4th Annual Black Pot Cook-Off & Cowboy Poetry in Clovis
Mar 24, 2016 11:00AM
● By Ronda Alvey
Story by Ben Ralph
The Valley has a history. For some, this history is related to a long, arduous journey in which their ancestors crossed oceans, mountains and deserts in hopes of a new life. For some, this is related to a more recent Quixotic quest of journeying from the mean streets of Iowa to live the California fashion dream of bleached blonde hair and surfboards. But before there was the oft-stereotyped coastal culture in California, there were cowboys, cattle drives and rodeos. This is the history of the Valley, and beginning in April, this history is the centerpiece of a train of events beginning with a cookoff and culminating in the Clovis Rodeo. Cowboys can handle the bulls and blood and dust and mud, but they still gotta eat.
To whet the appetites of those hungry for Western history and culture, Old Town Clovis will be the stage for the fourth annual Black Pot Cook-off & Cowboy Poetry, sponsored by the Business Organization of Old Town. On April 17, amateur chefs will bring their smiles, their charm, their culinary skills and, true to the name, their black pot (also known as a Dutch oven) to prepare their best dishes in hopes of winning the favor of the judges and the crowd. Starting at 9am, teams of chefs will set up their stations and get their fires going. Time is a factor, as all entries must be ready for judging by 1pm. This may seem like a non-issue when viewed from the lens of modern techniques and high-tech culinary gadgetry, but it must be remembered that such advantages did not exist in the 19th and early 20th centuries. As best described succinctly by Carole Lester, executive director of the Business Organization of Old Town, “It’s much more complicated than you think.”

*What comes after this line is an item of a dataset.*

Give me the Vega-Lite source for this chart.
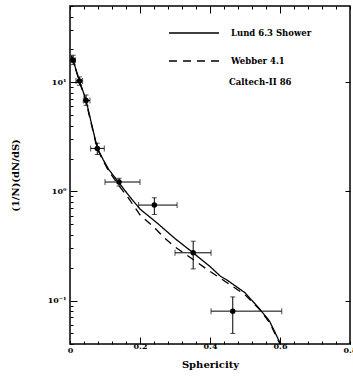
{
  "$schema": "https://vega.github.io/schema/vega-lite/v6.json",
  "autosize": {"type": "none"},
  "width": 280,
  "height": 338,
  "padding": {"left": 70, "top": 6, "right": 3, "bottom": 32},
  "config": {
    "view": {"stroke": "black", "strokeWidth": 1.5},
    "font": "DejaVu Serif",
    "axis": {
      "domain": false,
      "grid": false,
      "tickColor": "black",
      "tickWidth": 1,
      "labelColor": "black",
      "titleColor": "black",
      "labelFont": "DejaVu Serif",
      "titleFont": "DejaVu Serif",
      "labelFontWeight": "bold",
      "titleFontWeight": "bold",
      "labelFontSize": 8,
      "titleFontSize": 10
    }
  },
  "datasets": {
    "points": [
      {"x": 0.009, "y": 15.9, "xlo": 0.003, "xhi": 0.015, "ylo": 14.5, "yhi": 17.7},
      {"x": 0.027, "y": 10.3, "xlo": 0.017, "xhi": 0.036, "ylo": 9.4, "yhi": 11.2},
      {"x": 0.046, "y": 6.8, "xlo": 0.038, "xhi": 0.057, "ylo": 6.15, "yhi": 7.65},
      {"x": 0.078, "y": 2.48, "xlo": 0.059, "xhi": 0.098, "ylo": 2.18, "yhi": 2.77},
      {"x": 0.14, "y": 1.22, "xlo": 0.1, "xhi": 0.2, "ylo": 1.12, "yhi": 1.32},
      {"x": 0.241, "y": 0.75, "xlo": 0.196, "xhi": 0.306, "ylo": 0.615, "yhi": 0.875},
      {"x": 0.352, "y": 0.274, "xlo": 0.3, "xhi": 0.403, "ylo": 0.195, "yhi": 0.35},
      {"x": 0.465, "y": 0.08, "xlo": 0.403, "xhi": 0.605, "ylo": 0.05, "yhi": 0.108}
    ],
    "curves": [
      {"model": "Lund 6.3 Shower", "x": 0.004, "y": 17.5},
      {"model": "Lund 6.3 Shower", "x": 0.01, "y": 15.5},
      {"model": "Lund 6.3 Shower", "x": 0.018, "y": 12.8},
      {"model": "Lund 6.3 Shower", "x": 0.027, "y": 10.3},
      {"model": "Lund 6.3 Shower", "x": 0.036, "y": 8.5},
      {"model": "Lund 6.3 Shower", "x": 0.046, "y": 6.8},
      {"model": "Lund 6.3 Shower", "x": 0.062, "y": 4.1},
      {"model": "Lund 6.3 Shower", "x": 0.078, "y": 2.5},
      {"model": "Lund 6.3 Shower", "x": 0.095, "y": 1.95},
      {"model": "Lund 6.3 Shower", "x": 0.11, "y": 1.6},
      {"model": "Lund 6.3 Shower", "x": 0.14, "y": 1.2},
      {"model": "Lund 6.3 Shower", "x": 0.17, "y": 0.9},
      {"model": "Lund 6.3 Shower", "x": 0.2, "y": 0.69},
      {"model": "Lund 6.3 Shower", "x": 0.25, "y": 0.51},
      {"model": "Lund 6.3 Shower", "x": 0.3, "y": 0.37},
      {"model": "Lund 6.3 Shower", "x": 0.35, "y": 0.277},
      {"model": "Lund 6.3 Shower", "x": 0.4, "y": 0.205},
      {"model": "Lund 6.3 Shower", "x": 0.43, "y": 0.167},
      {"model": "Lund 6.3 Shower", "x": 0.45, "y": 0.153},
      {"model": "Lund 6.3 Shower", "x": 0.5, "y": 0.118},
      {"model": "Lund 6.3 Shower", "x": 0.54, "y": 0.085},
      {"model": "Lund 6.3 Shower", "x": 0.57, "y": 0.065},
      {"model": "Lund 6.3 Shower", "x": 0.6, "y": 0.041},
      {"model": "Webber 4.1", "x": 0.004, "y": 17.5},
      {"model": "Webber 4.1", "x": 0.01, "y": 15.5},
      {"model": "Webber 4.1", "x": 0.018, "y": 12.6},
      {"model": "Webber 4.1", "x": 0.027, "y": 10.1},
      {"model": "Webber 4.1", "x": 0.036, "y": 8.3},
      {"model": "Webber 4.1", "x": 0.046, "y": 6.6},
      {"model": "Webber 4.1", "x": 0.062, "y": 4.0},
      {"model": "Webber 4.1", "x": 0.078, "y": 2.45},
      {"model": "Webber 4.1", "x": 0.095, "y": 1.9},
      {"model": "Webber 4.1", "x": 0.11, "y": 1.55},
      {"model": "Webber 4.1", "x": 0.14, "y": 1.13},
      {"model": "Webber 4.1", "x": 0.17, "y": 0.84},
      {"model": "Webber 4.1", "x": 0.2, "y": 0.61},
      {"model": "Webber 4.1", "x": 0.24, "y": 0.47},
      {"model": "Webber 4.1", "x": 0.27, "y": 0.375},
      {"model": "Webber 4.1", "x": 0.3, "y": 0.31},
      {"model": "Webber 4.1", "x": 0.35, "y": 0.24},
      {"model": "Webber 4.1", "x": 0.4, "y": 0.185},
      {"model": "Webber 4.1", "x": 0.45, "y": 0.145},
      {"model": "Webber 4.1", "x": 0.5, "y": 0.113},
      {"model": "Webber 4.1", "x": 0.54, "y": 0.084},
      {"model": "Webber 4.1", "x": 0.57, "y": 0.063},
      {"model": "Webber 4.1", "x": 0.6, "y": 0.04}
    ]
  },
  "resolve": {"axis": {"x": "independent", "y": "independent"}},
  "layer": [
    {
      "data": {"name": "curves"},
      "mark": {"type": "line", "color": "black", "strokeWidth": 1.3},
      "encoding": {
        "x": {
          "field": "x", "type": "quantitative",
          "scale": {"domain": [0, 0.8], "nice": false, "zero": false},
          "axis": {
            "orient": "bottom",
            "title": "Sphericity",
            "values": [0, 0.04, 0.08, 0.12, 0.16, 0.2, 0.24, 0.28, 0.32, 0.36, 0.4, 0.44, 0.48, 0.52, 0.56, 0.6, 0.64, 0.68, 0.72, 0.76, 0.8],
            "labelExpr": "datum.value == 0 ? '0' : (datum.value == 0.2 || datum.value == 0.4 || datum.value == 0.6 || datum.value == 0.8) ? format(datum.value, '.1f') : ''",
            "tickSize": {"condition": {"test": "datum.value == 0.2 || datum.value == 0.4 || datum.value == 0.6", "value": -7}, "value": -3},
            "labelPadding": 5,
            "titlePadding": 5,
            "labelFlush": false
          }
        },
        "y": {
          "field": "y", "type": "quantitative",
          "scale": {"type": "log", "domain": [0.04, 50], "nice": false},
          "axis": {
            "orient": "left",
            "title": "(1/N)(dN/dS)",
            "values": [0.04, 0.05, 0.06, 0.07, 0.08, 0.09, 0.1, 0.2, 0.3, 0.4, 0.5, 0.6, 0.7, 0.8, 0.9, 1, 2, 3, 4, 5, 6, 7, 8, 9, 10, 20, 30, 40, 50],
            "labelExpr": "datum.value == 10 ? '10¹' : datum.value == 1 ? '10⁰' : datum.value == 0.1 ? '10⁻¹' : ''",
            "tickSize": {"condition": {"test": "datum.value == 0.1 || datum.value == 1 || datum.value == 10", "value": -7}, "value": -3},
            "labelPadding": 11,
            "titlePadding": 27
          }
        },
        "strokeDash": {
          "field": "model", "type": "nominal",
          "scale": {"domain": ["Lund 6.3 Shower", "Webber 4.1"], "range": [[1, 0], [8, 6]]},
          "legend": {
            "orient": "none",
            "legendX": 113,
            "legendY": 16,
            "padding": 0,
            "title": "Caltech-II 86",
            "titleOrient": "bottom",
            "titleAnchor": "start",
            "titleAlign": "left",
            "titleFontSize": 8.5,
            "titleFontWeight": "bold",
            "titleColor": "black",
            "titlePadding": 12,
            "labelFontSize": 8.5,
            "labelFontWeight": "bold",
            "labelColor": "black",
            "labelOffset": 26,
            "rowPadding": 12,
            "symbolType": "M-2.5,0L2.5,0",
            "symbolSize": 400,
            "symbolStrokeWidth": 1.3,
            "symbolStrokeColor": "black",
            "encode": {"title": {"update": {"dx": {"value": 46}}}}
          }
        }
      }
    },
    {
      "data": {"name": "points"},
      "mark": {"type": "rule", "color": "black", "strokeWidth": 1},
      "encoding": {
        "x": {"field": "xlo", "type": "quantitative", "axis": null},
        "x2": {"field": "xhi"},
        "y": {"field": "y", "type": "quantitative", "axis": null}
      }
    },
    {
      "data": {"name": "points"},
      "mark": {"type": "rule", "color": "black", "strokeWidth": 1},
      "encoding": {
        "x": {"field": "x", "type": "quantitative", "axis": null},
        "y": {"field": "ylo", "type": "quantitative", "axis": null},
        "y2": {"field": "yhi"}
      }
    },
    {
      "data": {"name": "points"},
      "mark": {"type": "tick", "orient": "vertical", "size": 6, "thickness": 1, "color": "black"},
      "encoding": {
        "x": {"field": "xlo", "type": "quantitative", "axis": null},
        "y": {"field": "y", "type": "quantitative", "axis": null}
      }
    },
    {
      "data": {"name": "points"},
      "mark": {"type": "tick", "orient": "vertical", "size": 6, "thickness": 1, "color": "black"},
      "encoding": {
        "x": {"field": "xhi", "type": "quantitative", "axis": null},
        "y": {"field": "y", "type": "quantitative", "axis": null}
      }
    },
    {
      "data": {"name": "points"},
      "mark": {"type": "tick", "orient": "horizontal", "size": 5, "thickness": 1, "color": "black"},
      "encoding": {
        "x": {"field": "x", "type": "quantitative", "axis": null},
        "y": {"field": "ylo", "type": "quantitative", "axis": null}
      }
    },
    {
      "data": {"name": "points"},
      "mark": {"type": "tick", "orient": "horizontal", "size": 5, "thickness": 1, "color": "black"},
      "encoding": {
        "x": {"field": "x", "type": "quantitative", "axis": null},
        "y": {"field": "yhi", "type": "quantitative", "axis": null}
      }
    },
    {
      "data": {"name": "points"},
      "mark": {"type": "point", "shape": "circle", "filled": true, "size": 30, "color": "black", "opacity": 1},
      "encoding": {
        "x": {"field": "x", "type": "quantitative", "axis": null},
        "y": {"field": "y", "type": "quantitative", "axis": null}
      }
    },
    {
      "data": {"name": "points"},
      "mark": {"type": "point", "opacity": 0},
      "encoding": {
        "x": {
          "field": "x", "type": "quantitative",
          "axis": {
            "orient": "top", "labels": false, "title": null,
            "values": [0, 0.04, 0.08, 0.12, 0.16, 0.2, 0.24, 0.28, 0.32, 0.36, 0.4, 0.44, 0.48, 0.52, 0.56, 0.6, 0.64, 0.68, 0.72, 0.76, 0.8],
            "tickSize": {"condition": {"test": "datum.value == 0.2 || datum.value == 0.4 || datum.value == 0.6", "value": -7}, "value": -3}
          }
        },
        "y": {
          "field": "y", "type": "quantitative",
          "axis": {
            "orient": "right", "labels": false, "title": null,
            "values": [0.1, 1, 10],
            "tickSize": -5
          }
        }
      }
    }
  ]
}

True to the time period, all dishes must be prepared onsite, by hand and without the convenience of choppers, blenders, propane or any other electrical/mechanical device. Contestants must then make use of unregulated heat to carefully regulate the cooking of their dishes to the point of perfection within a four-hour time frame. And yet, one may be surprised to learn of the dishes from past years: Mexican Mac n’ Cheese, Boeuf Bourguignon, Chocolate Stout Cake, Southern Fried Chicken and the list goes on. Western methods, yet surprisingly cosmopolitan outcomes.
Though a culinary spectacle, the event is largely educational. Cooks take time to decorate their booths, chat with visitors, discuss their methods and provide history lessons on black pot cooking. Local artisans demonstrate industrial crafts of the time, including saddle making, rug hooking, blacksmithing and wood carving. The fine arts will also be on display, as the event features the art of Cowboy Poetry, officially beginning the National Week of Cowboy Poetry, and the event also hosts local folk bands and cowboy musical performers.
The central focus of the event is the cooking, but “black pot is not big enough to stand alone,” notes Lester. Despite the agrarian roots of the state, Dutch oven cooking and competitions are just not as popular in California as they are in other states. The hope of the organization is that one day the cook-off will be an International Dutch Oven Society-sanctioned event, and thus be a draw for professional cooking teams. The Society currently sanctions professional cook-offs in more than 30 states and Canada, and culminates in the annual International Championship in Salt Lake City, Utah. To have a sanctioned event in the Valley, then, would bring a new level of professional competitiveness that would allow the cook-off to stand on its own.
Until then, the event has been amalgamated with other features throughout the years. In prior years, the Craft Beer Crawl, now its own event, was paired with the cook-off. This year, in another clever mix of the old and the new, the event will have food trucks and a car show. Mixed together, it’s all bound to add up to a dish worth its weight in California gold.